Another advantage of using Jupyter notebooks for automated workflows is that if any errors occur during execution, these errors will be displayed inline within the notebook, aiding debugging.
With the decision to automate running notebooks comes the need to parametrise the notebooks at execution time (otherwise we would be repeatedly running an identical notebook and getting the same output). AutoFlow will use Papermill to parametrise and execute Jupyter notebooks. Additionally, scrapbook (formerly a part of the papermill library) can be used to persist data in a notebook so that it can be re-used in a later notebook. This allows for building workflows from multiple notebooks, for example to produce a daily PDF report that compiles results from multiple separate analyses.
AutoFlow will use Jupyter notebooks as the central user-defined components of workflows (both for defining queries to be run and for producing the content of output reports), and will use Papermill to parametrise and execute the notebooks.
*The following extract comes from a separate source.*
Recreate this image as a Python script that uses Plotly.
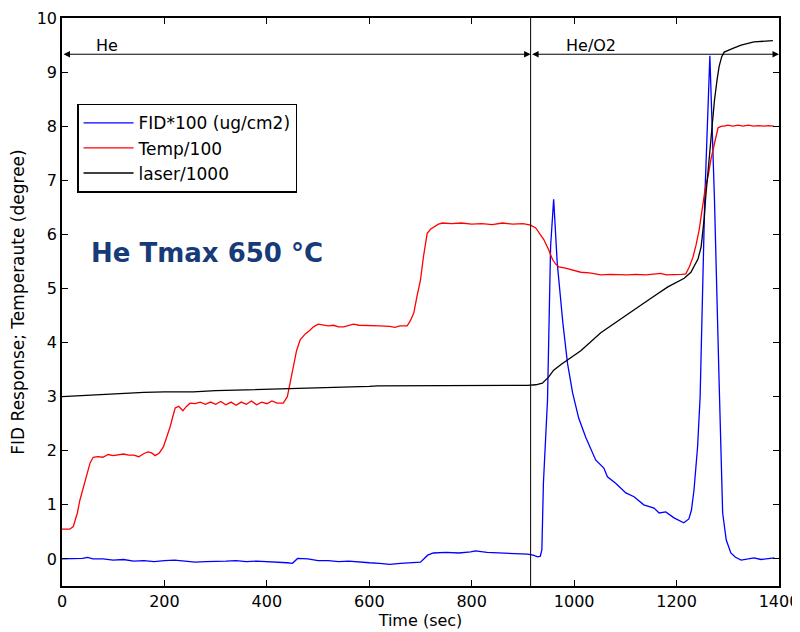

Scrapbook will also be installed in an AutoFlow deployment, so that users can share data between several notebooks in a workflow.
This decision should allow a lot of flexibility in AutoFlow usage, since anything that can be done in a Jupyter notebook can be automated with AutoFlow. Analysts will typically be familiar with Jupyter notebooks already, so the process of prototyping a workflow before eventually automating it with AutoFlow should be fairly user-friendly.
We should remain alert to potential security consequences of this decision, since allowing users to provide their own Jupyter notebooks in principle allows them to execute arbitrary code within the AutoFlow container.